Von Der Leyen seemed keen on focusing on criminalizing hate speech instead of focusing on more urgent and the always sidelined issues of illlegal immigration. If she really wants to crack down on hate speech she should identify and act what is causing it. They figured out the identification part; A comparative report (www.ec.europa.eu/newsroom/just) funded by the EU was conducted in 2017 highlighting positive correlation between hate speech and migration flows in Europe. Again, the report only attempts to solve one aspect of the issue; that is of controlling hate speech. Nothing is mentioned on figuring out and acting on actually solving the immigration problem. Whether on purpose or subconsciously the European Commission seems enthusiastic to bury its head in the sand of real, impending issues.

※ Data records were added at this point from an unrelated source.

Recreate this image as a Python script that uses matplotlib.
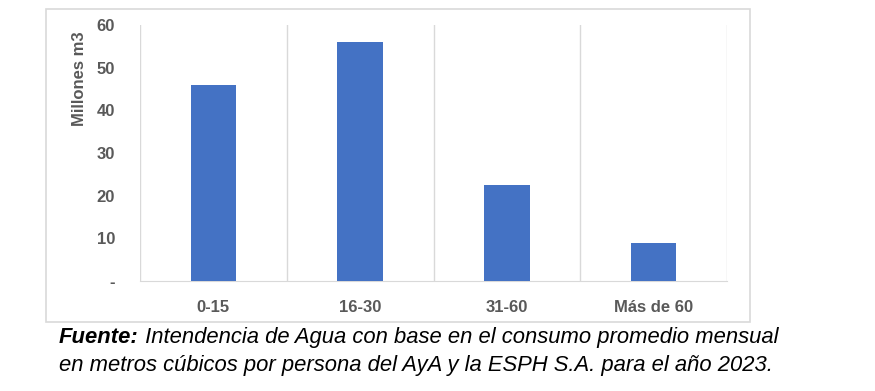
import matplotlib.pyplot as plt
from matplotlib.patches import Rectangle

categorias = ["0-15", "16-30", "31-60", "Más de 60"]
consumo = [46, 56, 22.6, 8.9]
yticks = [0, 10, 20, 30, 40, 50, 60]
ytick_labels = ["-", "10", "20", "30", "40", "50", "60"]

plt.rcParams["font.family"] = ["Liberation Sans", "DejaVu Sans"]

fig = plt.figure(figsize=(8.75, 3.91), dpi=100)

# marco del grafico
fig.patches.append(Rectangle((46 / 875, 1 - 322 / 391), (750 - 46) / 875, (322 - 9) / 391,
                             transform=fig.transFigure, fill=False,
                             edgecolor="#D9D9D9", linewidth=1.2))

ax = fig.add_axes([140 / 875, 1 - 281 / 391, 587 / 875, 256 / 391])
x = range(len(categorias))
ax.bar(x, consumo, width=0.31, color="#4472C4", zorder=3)

ax.set_xlim(-0.5, len(categorias) - 0.5)
ax.set_ylim(0, 60)

# lineas verticales entre categorias
for b in [i - 0.5 for i in range(len(categorias) + 1)]:
    ax.axvline(b, color="#D9D9D9", linewidth=1, zorder=1)

for s in ["top", "right", "left"]:
    ax.spines[s].set_visible(False)
ax.spines["bottom"].set_color("#D9D9D9")

ax.set_yticks(yticks)
ax.set_yticklabels(ytick_labels)
ax.set_xticks(list(x))
ax.set_xticklabels(categorias)
ax.tick_params(axis="both", length=0, labelsize=12, labelcolor="#595959")
ax.tick_params(axis="y", pad=18)
ax.tick_params(axis="x", pad=14)
for lab in ax.get_xticklabels() + ax.get_yticklabels():
    lab.set_fontweight("bold")

fig.text(79 / 875, 1 - 79 / 391, "Millones m3", rotation=90, ha="center", va="center",
         fontsize=12, fontweight="bold", color="#595959")

# nota de fuente
t1 = fig.text(59 / 875, 1 - 343 / 391, "Fuente:", fontsize=15.8, fontweight="bold",
              style="italic", color="black")
ax.annotate(" Intendencia de Agua con base en el consumo promedio mensual",
            xy=(1, 0), xycoords=t1, va="bottom", ha="left",
            fontsize=15.8, style="italic", color="black", annotation_clip=False)
fig.text(59 / 875, 1 - 371 / 391,
         "en metros cúbicos por persona del AyA y la ESPH S.A. para el año 2023.",
         fontsize=15.8, style="italic", color="black")

plt.savefig("out.png", dpi=100)
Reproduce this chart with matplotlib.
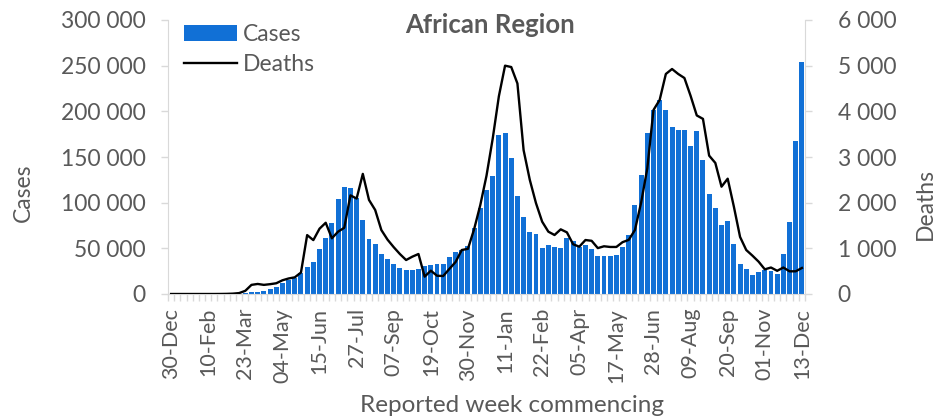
import matplotlib
matplotlib.use("Agg")
import matplotlib.pyplot as plt
from matplotlib.ticker import FuncFormatter, FixedLocator, MultipleLocator
import numpy as np

# ---- data (weekly, starting week commencing 30-Dec) ----
cases = [0, 0, 0, 0, 0, 0, 0, 0, 10, 50, 100, 300,
         900, 2500, 2500, 3000, 5500, 8000, 12400, 15300, 17900, 22600,
         29900, 35400, 48900, 61000, 77400, 103700, 116800, 115700, 104800, 81000,
         59900, 54400, 43400, 38000, 32500, 28500, 26300, 26300, 27700, 30700,
         31700, 32500, 32800, 40900, 46400, 48000, 52600, 72600, 93800, 113900,
         129000, 173700, 176600, 148500, 107700, 84700, 67500, 65700, 50000, 54000,
         52000, 50600, 61700, 58000, 51000, 53600, 49000, 41600, 41600, 41600,
         42700, 51800, 64600, 97000, 130000, 176000, 201000, 212000, 201000, 183000,
         180000, 179600, 162000, 178000, 147000, 110000, 94000, 75600, 80000, 54400,
         33000, 27200, 21300, 24300, 26500, 25000, 22300, 44300, 79000, 167000,
         254500]
deaths = [0, 0, 0, 0, 0, 0, 0, 0, 1, 3, 8, 20,
          70, 200, 220, 200, 215, 235, 300, 340, 365, 470,
          1290, 1180, 1430, 1560, 1220, 1365, 1450, 2160, 2090, 2630,
          2060, 1840, 1400, 1190, 1025, 875, 744, 817, 876, 380,
          511, 400, 394, 550, 700, 963, 990, 1420, 1950, 2590,
          3400, 4330, 5000, 4970, 4610, 3150, 2500, 1990, 1584, 1365,
          1292, 1416, 1350, 1090, 1036, 1182, 1165, 1005, 1045, 1030,
          1030, 1135, 1185, 1401, 2000, 2750, 4029, 4250, 4818, 4927,
          4818, 4730, 4340, 3910, 3835, 3030, 2870, 2350, 2525, 1912,
          1250, 963, 840, 708, 540, 580, 508, 580, 497, 497,
          570]
tick_labels = ["30-Dec", "10-Feb", "23-Mar", "04-May", "15-Jun", "27-Jul",
               "07-Sep", "19-Oct", "30-Nov", "11-Jan", "22-Feb", "05-Apr",
               "17-May", "28-Jun", "09-Aug", "20-Sep", "01-Nov", "13-Dec"]
tick_step = 6

assert len(cases) == len(deaths)
n = len(cases)
x = np.arange(n)

GREY = "#595959"
AXIS = "#D9D9D9"
BLUE = "#1170D6"
FONT = "Lato"
FS_X = 15.5
FS_Y = 16.5
FS_LAB = 17.5

plt.rcParams["font.family"] = [FONT, "DejaVu Sans"]

fig = plt.figure(figsize=(9.41, 4.20), dpi=100)
ax = fig.add_axes([168 / 941, 126 / 420, (805 - 168) / 941, (294 - 20) / 420])
ax2 = ax.twinx()

ax.bar(x, cases, width=0.8, color=BLUE, label="Cases", zorder=2)
ax2.plot(x, deaths, color="black", lw=1.7, label="Deaths", zorder=3)

ax.set_xlim(-0.5, n - 0.5)
ax.set_ylim(0, 300000)
ax2.set_ylim(0, 6000)
ax.yaxis.set_major_locator(MultipleLocator(50000))
ax2.yaxis.set_major_locator(MultipleLocator(1000))

fmt = FuncFormatter(lambda v, p: f"{int(v):,}".replace(",", " "))
ax.yaxis.set_major_formatter(fmt)
ax2.yaxis.set_major_formatter(fmt)

ax.xaxis.set_major_locator(FixedLocator(np.arange(0, n, tick_step)))
ax.set_xticklabels(tick_labels, rotation=90)
ax.xaxis.set_minor_locator(FixedLocator(np.arange(-0.5, n, 1)))

for a in (ax, ax2):
    for s in a.spines.values():
        s.set_visible(False)
ax.spines["left"].set_visible(True)
ax.spines["left"].set_color(AXIS)
ax.spines["bottom"].set_visible(True)
ax.spines["bottom"].set_color(AXIS)
ax2.spines["right"].set_visible(True)
ax2.spines["right"].set_color(AXIS)

ax.tick_params(axis="y", colors=AXIS, labelcolor=GREY, labelsize=FS_Y, length=5, width=1, pad=11)
ax2.tick_params(axis="y", colors=AXIS, labelcolor=GREY, labelsize=FS_Y, length=5, width=1, pad=18.5)
ax.tick_params(axis="x", which="major", length=0, labelcolor=GREY, labelsize=FS_X, pad=10)
ax.tick_params(axis="x", which="minor", length=5, color=AXIS, width=1)

ax.set_ylabel("Cases", color=GREY, fontsize=FS_Y)
ax.yaxis.set_label_coords(-0.21, 0.37)
ax2.set_ylabel("Deaths", color=GREY, fontsize=FS_Y)
ax2.yaxis.set_label_coords(1.172, 0.33)
ax.set_xlabel("Reported week commencing", color=GREY, fontsize=FS_LAB)
ax.xaxis.set_label_coords(0.54, -0.37)

fig.text(490 / 941, 1 - 25 / 420, "African Region", ha="center", va="center",
         fontsize=18.5, fontweight="bold", color=GREY)

h1, l1 = ax.get_legend_handles_labels()
h2, l2 = ax2.get_legend_handles_labels()
leg = ax2.legend(h1 + h2, l1 + l2, loc="upper left", bbox_to_anchor=(0.0, 1.045),
                 frameon=False, fontsize=FS_Y, labelcolor=GREY, handlelength=2.3,
                 handletextpad=0.25, labelspacing=0.4, borderaxespad=0.3)

fig.savefig("out.png", dpi=100)
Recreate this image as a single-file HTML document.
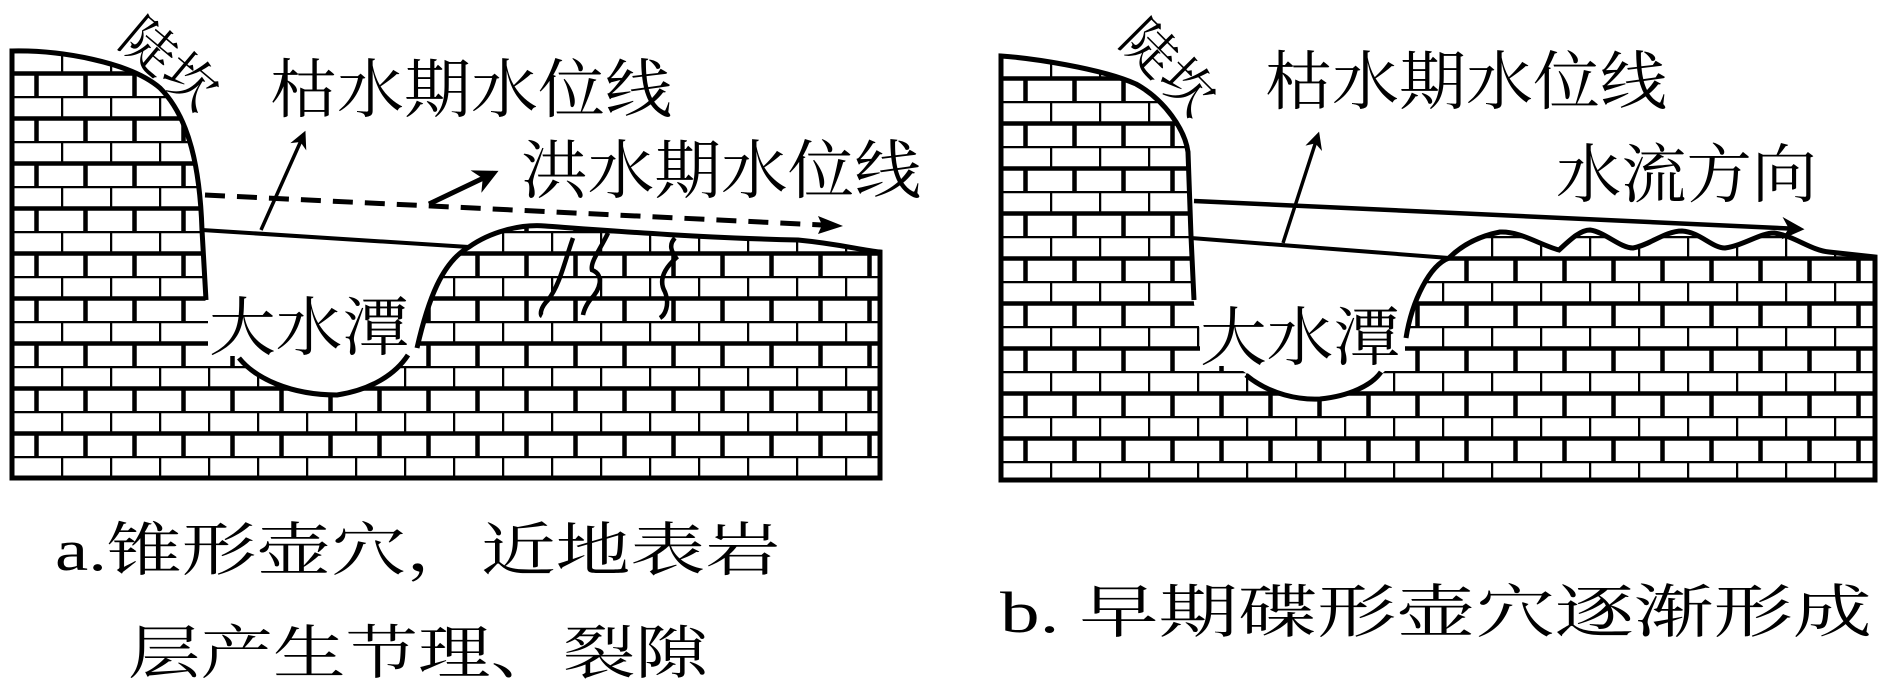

In their obviously biased comparative report, they mention Illegal Migration only once in a 67-page report and 134 times the key word Refugees and 17 times the words Asylum seekers. Why this distinction? A refugee or asylum seeker can both be defined as someone who has been forced to leave their country in order to escape war, persecution or natural disaster. On the other hand, an illegal immigrant is an individual who crosses into a country undocumented and without clear purpose. Any person with who can put two and two together can understand how this can be a threat to national security. But what is the EU doing to curb this? They are entirely focusing on criminalizing hate speech over actually dealing with displeasures/problems of the peripheries without realizing that solving this issue will naturally solve hate speech. Additionally, hate speech, which is never justified, is resonated by the few who have ulterior motives. The reason that it is growing in Europe is that unfortunately the average unhappy person is lending their ear to those right-winged politicians in the hope that they find an immigration solution. The sentiment is that the EU is constantly failing them.

Von Der Leyen refrained from using terminologies such as illegal immigration and instead made use of the Migration term. Therefore by mashing Legal and Illegal Immigration together she hopes on yet again to circumvent the issue of illegal immigration. Without seperating the Legal and the Illegal she emphasized that migration would enrich our culture.

A Map of EU

According to her, countries that are more exposed to this crisis (Spain, Italy, Greece, Malta, Cyprus, Bulgaria, Hungary) should be able to rely on solidarity of the whole EU. Solidarity.. not law or policies.. but good old solidarity. When immigration continues to get worse, and it will, we can rely on solidarity from core EU countries. Manners matter in the EU as peripheries must say pretty please before solidarity is handed out. Von Der Leyen tact to justifying illegal immigration is to mention individual success stories.

However the immigration crisis highlights a deep problem in the structural roots of the Union which neither EU politician wants to accept as it impacts their bread and butter. The key to solving the Mediterrenean crisis is to involve all countries touching the Mediterrenean sea, that is, not only Europe but also North Africa. First on the agenda should be on stabilizing Libya as its border runs from Sicily to Greece. But it seems that not all EU countries share the idea of a stabilized Libya, as France constantly backs General Haftar, NATO (which France makes part of) supports Fayez al-Sarraj (recently announced to resign) and Italy refuses to take sides. The EU may be a union on certain aspects but when it comes to foreign policy its members surely act in their own interest and not in the interest of the union. So, Von Der Leyen should have addressed this and pushed for further foreign policy harmonization which lack of is creating problems leading to discontent and displeasure among periphery countries who are at the forefront of the immigration crisis.